▶ **Work to be completed**: Search the data below for the string "matplotlib". Extract every line that contains it.

▶ **Given information**:
_ _ _

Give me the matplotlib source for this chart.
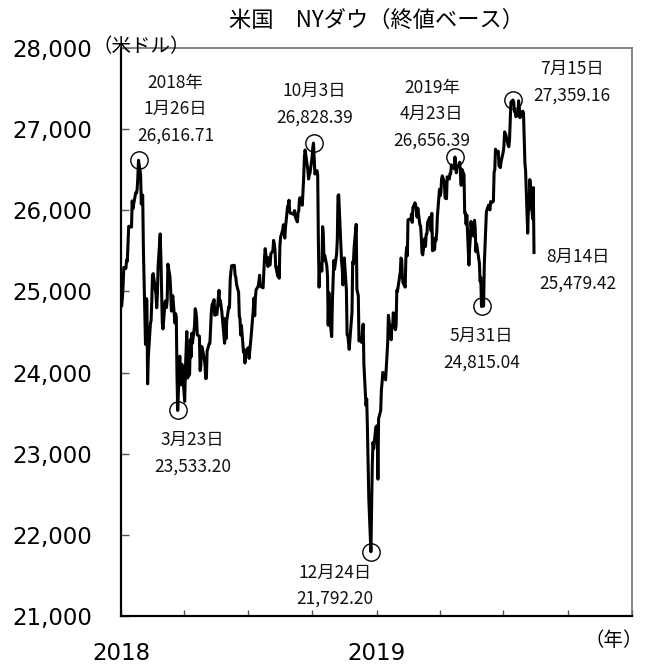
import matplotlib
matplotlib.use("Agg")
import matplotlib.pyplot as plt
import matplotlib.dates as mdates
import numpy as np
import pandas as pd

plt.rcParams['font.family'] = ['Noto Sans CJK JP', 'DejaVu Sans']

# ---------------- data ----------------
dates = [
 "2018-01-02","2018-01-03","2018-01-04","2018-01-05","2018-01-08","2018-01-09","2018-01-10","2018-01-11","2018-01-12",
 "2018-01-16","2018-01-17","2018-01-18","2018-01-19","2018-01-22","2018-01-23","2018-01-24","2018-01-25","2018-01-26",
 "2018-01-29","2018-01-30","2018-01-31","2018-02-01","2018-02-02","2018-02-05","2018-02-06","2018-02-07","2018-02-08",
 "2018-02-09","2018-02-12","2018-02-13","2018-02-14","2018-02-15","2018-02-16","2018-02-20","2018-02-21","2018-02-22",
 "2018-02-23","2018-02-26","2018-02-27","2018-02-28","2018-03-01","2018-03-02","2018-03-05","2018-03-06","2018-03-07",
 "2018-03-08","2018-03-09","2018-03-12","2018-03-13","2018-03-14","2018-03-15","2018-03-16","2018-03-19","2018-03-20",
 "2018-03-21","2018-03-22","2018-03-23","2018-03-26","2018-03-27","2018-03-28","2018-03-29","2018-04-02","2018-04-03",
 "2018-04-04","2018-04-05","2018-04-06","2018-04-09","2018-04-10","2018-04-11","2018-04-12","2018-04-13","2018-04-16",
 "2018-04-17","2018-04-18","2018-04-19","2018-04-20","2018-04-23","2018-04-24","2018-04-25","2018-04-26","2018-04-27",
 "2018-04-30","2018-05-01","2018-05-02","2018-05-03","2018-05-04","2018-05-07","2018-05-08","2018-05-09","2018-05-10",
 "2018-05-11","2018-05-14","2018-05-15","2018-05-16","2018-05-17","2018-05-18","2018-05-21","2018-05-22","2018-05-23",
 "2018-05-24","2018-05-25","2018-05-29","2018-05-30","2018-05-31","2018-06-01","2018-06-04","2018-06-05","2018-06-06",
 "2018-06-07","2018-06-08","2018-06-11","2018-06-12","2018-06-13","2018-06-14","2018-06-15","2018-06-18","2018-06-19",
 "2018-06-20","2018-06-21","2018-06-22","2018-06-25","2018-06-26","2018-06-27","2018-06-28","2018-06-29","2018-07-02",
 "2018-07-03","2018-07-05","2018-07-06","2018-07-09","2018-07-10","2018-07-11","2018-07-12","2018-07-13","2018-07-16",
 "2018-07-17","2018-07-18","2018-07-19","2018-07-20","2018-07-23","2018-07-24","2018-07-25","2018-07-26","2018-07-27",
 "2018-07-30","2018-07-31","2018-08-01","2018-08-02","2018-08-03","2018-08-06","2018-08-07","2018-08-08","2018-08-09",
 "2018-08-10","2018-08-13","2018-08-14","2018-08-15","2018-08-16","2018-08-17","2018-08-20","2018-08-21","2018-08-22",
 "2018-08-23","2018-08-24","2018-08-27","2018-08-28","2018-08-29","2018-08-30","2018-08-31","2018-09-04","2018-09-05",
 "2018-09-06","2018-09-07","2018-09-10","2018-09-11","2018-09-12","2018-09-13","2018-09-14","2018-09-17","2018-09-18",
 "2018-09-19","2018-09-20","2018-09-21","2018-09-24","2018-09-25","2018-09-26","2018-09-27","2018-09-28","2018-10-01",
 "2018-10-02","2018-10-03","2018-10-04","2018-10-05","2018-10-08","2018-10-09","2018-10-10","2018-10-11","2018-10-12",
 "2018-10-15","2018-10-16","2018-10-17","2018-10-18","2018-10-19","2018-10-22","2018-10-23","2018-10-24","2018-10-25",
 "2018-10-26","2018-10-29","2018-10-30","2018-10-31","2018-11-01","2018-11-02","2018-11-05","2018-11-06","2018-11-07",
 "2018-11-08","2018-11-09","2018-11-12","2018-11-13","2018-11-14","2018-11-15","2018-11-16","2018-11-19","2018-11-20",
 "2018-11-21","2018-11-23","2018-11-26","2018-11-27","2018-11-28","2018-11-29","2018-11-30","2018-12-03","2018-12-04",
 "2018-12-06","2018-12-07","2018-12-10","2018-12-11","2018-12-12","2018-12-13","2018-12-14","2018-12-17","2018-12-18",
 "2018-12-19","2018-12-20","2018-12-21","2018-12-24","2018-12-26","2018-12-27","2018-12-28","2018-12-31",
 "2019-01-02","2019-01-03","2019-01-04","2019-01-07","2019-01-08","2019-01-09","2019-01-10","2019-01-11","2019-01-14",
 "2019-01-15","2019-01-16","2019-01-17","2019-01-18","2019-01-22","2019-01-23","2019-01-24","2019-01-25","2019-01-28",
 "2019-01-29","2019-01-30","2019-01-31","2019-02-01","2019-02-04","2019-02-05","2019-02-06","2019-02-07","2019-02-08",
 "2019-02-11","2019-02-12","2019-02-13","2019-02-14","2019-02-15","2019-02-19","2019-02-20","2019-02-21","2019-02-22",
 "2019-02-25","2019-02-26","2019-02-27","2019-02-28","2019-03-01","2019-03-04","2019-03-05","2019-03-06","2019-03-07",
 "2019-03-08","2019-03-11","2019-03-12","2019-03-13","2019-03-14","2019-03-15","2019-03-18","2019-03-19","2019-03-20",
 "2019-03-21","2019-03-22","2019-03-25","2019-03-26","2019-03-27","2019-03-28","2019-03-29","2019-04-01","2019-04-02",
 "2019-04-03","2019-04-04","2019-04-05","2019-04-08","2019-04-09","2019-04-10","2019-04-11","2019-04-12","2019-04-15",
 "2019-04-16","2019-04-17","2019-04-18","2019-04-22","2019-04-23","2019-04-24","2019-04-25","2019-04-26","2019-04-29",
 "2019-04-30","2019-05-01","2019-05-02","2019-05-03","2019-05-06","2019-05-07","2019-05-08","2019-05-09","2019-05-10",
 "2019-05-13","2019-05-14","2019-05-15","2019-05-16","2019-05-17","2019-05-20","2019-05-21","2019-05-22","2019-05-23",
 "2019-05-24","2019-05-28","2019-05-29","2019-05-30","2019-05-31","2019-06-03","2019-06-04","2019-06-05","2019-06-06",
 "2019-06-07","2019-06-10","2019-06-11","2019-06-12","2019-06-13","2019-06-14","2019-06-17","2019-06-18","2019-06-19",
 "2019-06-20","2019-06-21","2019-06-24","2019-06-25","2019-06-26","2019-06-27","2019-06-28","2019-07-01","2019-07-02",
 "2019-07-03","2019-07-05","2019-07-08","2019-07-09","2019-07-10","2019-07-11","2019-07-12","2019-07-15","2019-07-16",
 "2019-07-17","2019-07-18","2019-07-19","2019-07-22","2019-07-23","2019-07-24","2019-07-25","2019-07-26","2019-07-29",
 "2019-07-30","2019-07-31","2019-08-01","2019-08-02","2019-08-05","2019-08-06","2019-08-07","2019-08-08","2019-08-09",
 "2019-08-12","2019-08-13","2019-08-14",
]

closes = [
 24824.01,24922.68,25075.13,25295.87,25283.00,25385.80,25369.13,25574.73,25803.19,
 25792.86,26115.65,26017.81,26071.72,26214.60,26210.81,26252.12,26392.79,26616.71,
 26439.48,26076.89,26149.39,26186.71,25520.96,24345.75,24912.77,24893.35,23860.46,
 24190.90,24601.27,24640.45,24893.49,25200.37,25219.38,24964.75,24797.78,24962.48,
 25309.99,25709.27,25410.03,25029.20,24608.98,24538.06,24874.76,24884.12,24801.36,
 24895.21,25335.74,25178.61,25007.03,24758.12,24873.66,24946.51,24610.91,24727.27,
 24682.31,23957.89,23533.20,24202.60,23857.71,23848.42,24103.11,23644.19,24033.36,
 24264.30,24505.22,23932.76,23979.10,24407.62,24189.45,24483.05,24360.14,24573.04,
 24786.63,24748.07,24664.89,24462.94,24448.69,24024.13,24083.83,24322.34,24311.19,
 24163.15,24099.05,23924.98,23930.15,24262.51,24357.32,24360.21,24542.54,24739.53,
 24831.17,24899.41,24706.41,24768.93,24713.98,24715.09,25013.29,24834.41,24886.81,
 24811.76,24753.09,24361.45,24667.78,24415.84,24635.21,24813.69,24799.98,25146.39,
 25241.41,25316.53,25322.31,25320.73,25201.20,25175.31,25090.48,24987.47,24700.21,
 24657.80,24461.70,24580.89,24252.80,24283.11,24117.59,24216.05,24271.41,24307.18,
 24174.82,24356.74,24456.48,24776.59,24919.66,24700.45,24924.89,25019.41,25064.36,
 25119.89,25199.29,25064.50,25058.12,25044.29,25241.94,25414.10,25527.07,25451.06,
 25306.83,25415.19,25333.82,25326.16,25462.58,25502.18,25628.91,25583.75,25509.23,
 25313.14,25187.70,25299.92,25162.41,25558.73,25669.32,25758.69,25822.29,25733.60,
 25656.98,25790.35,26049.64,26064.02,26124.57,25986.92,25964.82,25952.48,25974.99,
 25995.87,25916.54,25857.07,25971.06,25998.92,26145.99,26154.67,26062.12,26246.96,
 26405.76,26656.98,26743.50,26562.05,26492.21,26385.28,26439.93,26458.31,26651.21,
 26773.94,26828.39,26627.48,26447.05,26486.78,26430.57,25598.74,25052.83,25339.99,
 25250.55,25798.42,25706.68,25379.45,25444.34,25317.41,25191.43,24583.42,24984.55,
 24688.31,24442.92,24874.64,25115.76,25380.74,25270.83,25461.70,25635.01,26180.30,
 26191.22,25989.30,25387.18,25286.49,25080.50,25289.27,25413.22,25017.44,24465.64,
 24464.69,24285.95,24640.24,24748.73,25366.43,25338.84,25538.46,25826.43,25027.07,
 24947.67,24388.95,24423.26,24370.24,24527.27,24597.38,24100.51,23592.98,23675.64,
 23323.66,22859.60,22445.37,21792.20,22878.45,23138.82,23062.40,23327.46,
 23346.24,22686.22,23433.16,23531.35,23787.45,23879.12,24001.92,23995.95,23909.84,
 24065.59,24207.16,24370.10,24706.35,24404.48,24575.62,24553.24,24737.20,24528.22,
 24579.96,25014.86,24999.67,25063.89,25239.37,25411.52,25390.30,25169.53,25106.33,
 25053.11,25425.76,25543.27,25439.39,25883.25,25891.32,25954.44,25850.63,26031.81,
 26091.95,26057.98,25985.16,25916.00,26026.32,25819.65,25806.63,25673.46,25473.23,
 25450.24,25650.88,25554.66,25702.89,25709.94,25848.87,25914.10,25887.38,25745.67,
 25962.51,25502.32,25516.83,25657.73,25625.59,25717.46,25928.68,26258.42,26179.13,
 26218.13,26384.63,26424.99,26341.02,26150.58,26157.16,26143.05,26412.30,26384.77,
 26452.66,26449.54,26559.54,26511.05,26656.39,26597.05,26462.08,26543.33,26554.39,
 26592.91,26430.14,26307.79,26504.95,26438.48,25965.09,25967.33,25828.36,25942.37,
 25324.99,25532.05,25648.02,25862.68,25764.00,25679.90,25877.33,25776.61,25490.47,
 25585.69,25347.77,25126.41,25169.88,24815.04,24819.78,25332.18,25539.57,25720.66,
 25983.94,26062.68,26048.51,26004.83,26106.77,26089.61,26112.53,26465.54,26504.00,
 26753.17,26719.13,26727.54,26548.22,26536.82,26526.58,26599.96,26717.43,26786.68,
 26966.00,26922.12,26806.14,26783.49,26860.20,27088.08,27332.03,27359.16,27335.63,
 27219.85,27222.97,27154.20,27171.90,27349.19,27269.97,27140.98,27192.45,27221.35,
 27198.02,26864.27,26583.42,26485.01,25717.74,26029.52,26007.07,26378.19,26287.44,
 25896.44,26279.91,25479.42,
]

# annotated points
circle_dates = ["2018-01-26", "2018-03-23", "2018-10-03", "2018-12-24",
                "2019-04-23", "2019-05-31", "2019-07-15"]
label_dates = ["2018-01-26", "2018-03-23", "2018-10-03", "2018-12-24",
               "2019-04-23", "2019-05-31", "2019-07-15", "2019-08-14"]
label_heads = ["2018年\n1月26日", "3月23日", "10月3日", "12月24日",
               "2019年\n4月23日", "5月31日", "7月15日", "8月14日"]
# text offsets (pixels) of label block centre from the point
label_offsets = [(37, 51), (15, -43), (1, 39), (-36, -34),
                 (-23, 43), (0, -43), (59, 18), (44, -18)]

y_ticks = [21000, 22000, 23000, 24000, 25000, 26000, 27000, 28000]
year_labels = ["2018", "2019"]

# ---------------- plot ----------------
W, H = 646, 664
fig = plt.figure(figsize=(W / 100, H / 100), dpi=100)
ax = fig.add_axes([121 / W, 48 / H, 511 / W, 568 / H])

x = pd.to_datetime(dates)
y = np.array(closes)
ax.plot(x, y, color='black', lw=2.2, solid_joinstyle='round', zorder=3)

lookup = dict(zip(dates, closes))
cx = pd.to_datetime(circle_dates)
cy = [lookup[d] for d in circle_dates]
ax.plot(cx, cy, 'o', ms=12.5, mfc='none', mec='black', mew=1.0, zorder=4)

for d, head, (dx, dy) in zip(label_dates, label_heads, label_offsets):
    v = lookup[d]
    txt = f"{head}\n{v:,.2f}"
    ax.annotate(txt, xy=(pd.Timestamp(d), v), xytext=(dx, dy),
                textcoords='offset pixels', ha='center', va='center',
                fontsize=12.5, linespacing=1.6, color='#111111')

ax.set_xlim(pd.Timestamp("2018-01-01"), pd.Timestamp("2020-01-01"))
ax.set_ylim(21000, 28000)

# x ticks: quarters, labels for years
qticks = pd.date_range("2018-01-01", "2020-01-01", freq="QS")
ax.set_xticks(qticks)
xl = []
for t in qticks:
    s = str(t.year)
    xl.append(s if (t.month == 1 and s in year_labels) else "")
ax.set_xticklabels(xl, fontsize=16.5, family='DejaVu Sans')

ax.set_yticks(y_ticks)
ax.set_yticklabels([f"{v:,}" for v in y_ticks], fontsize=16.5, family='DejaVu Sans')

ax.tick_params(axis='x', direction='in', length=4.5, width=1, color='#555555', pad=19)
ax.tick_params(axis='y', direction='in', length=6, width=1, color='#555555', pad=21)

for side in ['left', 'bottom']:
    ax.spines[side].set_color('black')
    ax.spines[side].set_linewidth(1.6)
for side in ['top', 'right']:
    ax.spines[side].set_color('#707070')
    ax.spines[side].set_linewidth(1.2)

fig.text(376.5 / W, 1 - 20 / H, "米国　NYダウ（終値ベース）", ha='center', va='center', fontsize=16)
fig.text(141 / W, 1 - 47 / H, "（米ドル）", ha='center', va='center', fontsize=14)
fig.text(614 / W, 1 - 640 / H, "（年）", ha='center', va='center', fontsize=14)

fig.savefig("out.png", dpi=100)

_ _ _

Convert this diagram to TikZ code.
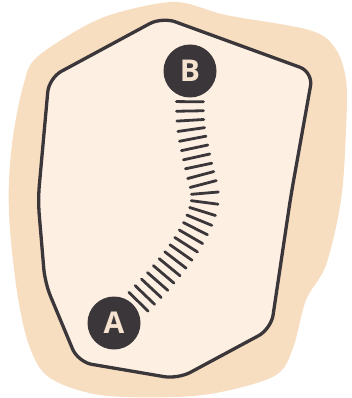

_ _ _

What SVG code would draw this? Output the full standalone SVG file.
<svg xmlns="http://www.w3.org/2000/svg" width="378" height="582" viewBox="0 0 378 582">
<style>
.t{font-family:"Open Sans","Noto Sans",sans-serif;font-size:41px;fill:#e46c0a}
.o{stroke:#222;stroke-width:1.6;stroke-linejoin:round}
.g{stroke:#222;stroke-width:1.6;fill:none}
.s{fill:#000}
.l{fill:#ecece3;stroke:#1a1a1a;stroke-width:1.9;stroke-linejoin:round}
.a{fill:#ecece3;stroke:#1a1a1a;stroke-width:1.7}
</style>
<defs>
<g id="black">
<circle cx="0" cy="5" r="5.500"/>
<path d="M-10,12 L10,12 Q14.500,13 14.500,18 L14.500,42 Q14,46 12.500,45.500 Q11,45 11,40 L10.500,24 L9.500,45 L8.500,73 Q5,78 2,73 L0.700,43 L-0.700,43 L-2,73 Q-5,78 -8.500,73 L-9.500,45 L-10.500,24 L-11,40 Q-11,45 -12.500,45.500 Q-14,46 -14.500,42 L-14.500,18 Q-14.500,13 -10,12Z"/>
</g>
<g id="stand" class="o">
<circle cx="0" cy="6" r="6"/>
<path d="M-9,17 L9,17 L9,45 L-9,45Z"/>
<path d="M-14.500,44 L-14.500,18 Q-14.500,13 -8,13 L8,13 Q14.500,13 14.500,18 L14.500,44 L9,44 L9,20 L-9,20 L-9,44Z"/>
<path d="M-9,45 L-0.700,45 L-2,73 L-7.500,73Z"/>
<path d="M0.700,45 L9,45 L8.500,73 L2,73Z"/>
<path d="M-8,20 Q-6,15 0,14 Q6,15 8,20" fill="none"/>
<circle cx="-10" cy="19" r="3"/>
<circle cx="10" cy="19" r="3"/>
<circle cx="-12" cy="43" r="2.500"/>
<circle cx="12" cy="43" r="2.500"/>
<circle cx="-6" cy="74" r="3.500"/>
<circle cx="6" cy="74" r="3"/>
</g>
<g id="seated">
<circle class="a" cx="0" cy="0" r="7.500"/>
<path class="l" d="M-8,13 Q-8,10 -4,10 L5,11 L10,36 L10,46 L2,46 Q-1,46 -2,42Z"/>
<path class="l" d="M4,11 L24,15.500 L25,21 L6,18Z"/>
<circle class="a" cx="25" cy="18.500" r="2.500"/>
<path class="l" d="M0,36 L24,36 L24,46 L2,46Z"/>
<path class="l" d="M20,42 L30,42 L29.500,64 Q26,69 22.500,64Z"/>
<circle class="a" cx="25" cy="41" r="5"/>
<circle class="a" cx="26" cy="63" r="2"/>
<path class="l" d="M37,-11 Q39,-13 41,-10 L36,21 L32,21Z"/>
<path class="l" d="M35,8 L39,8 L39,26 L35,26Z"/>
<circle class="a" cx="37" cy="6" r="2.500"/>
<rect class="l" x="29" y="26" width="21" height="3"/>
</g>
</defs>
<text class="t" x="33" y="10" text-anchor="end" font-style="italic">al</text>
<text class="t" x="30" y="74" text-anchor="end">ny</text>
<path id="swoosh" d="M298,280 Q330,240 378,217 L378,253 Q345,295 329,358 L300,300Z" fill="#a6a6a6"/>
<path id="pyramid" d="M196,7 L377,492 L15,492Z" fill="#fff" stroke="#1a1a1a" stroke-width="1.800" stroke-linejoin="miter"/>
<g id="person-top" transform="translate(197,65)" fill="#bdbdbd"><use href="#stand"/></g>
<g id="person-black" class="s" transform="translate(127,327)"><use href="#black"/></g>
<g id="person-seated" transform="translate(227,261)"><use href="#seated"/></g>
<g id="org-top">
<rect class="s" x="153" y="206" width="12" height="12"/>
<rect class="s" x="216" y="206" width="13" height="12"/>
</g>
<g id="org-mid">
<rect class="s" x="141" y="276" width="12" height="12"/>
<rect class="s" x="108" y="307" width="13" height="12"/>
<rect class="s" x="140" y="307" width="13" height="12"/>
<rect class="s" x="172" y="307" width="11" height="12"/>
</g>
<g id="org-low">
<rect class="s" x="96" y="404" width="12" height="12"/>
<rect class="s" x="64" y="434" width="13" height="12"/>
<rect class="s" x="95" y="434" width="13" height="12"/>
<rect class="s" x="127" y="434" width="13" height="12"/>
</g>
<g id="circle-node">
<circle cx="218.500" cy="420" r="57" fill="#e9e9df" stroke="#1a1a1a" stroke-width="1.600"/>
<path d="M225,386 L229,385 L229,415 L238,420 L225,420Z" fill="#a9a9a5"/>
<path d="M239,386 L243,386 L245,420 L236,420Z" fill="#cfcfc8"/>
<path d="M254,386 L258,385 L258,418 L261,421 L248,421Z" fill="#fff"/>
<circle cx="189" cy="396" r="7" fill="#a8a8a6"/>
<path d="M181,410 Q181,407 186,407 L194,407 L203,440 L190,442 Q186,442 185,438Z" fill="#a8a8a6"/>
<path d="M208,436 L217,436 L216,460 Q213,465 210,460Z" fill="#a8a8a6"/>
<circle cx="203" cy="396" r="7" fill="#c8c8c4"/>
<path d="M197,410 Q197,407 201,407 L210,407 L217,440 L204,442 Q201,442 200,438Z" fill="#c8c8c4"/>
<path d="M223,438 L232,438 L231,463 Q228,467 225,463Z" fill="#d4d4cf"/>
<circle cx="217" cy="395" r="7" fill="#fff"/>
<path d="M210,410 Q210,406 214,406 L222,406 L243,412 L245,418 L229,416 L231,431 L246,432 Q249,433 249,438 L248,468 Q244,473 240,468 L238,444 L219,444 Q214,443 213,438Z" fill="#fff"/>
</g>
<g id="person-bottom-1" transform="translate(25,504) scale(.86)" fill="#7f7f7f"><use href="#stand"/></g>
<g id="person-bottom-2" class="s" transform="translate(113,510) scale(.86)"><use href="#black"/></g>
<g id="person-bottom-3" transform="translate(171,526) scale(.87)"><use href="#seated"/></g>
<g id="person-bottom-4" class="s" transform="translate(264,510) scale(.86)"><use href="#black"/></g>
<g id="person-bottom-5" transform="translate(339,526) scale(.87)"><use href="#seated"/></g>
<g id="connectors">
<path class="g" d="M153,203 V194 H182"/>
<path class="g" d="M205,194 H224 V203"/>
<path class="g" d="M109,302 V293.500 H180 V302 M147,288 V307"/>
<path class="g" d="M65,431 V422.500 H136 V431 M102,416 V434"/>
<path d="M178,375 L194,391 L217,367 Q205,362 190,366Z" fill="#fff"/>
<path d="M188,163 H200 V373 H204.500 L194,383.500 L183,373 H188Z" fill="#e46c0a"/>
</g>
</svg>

_ _ _

▶ **Solution**:
Give me the matplotlib source for this chart.
import matplotlib
matplotlib.use("Agg")
import matplotlib.pyplot as plt
import matplotlib.dates as mdates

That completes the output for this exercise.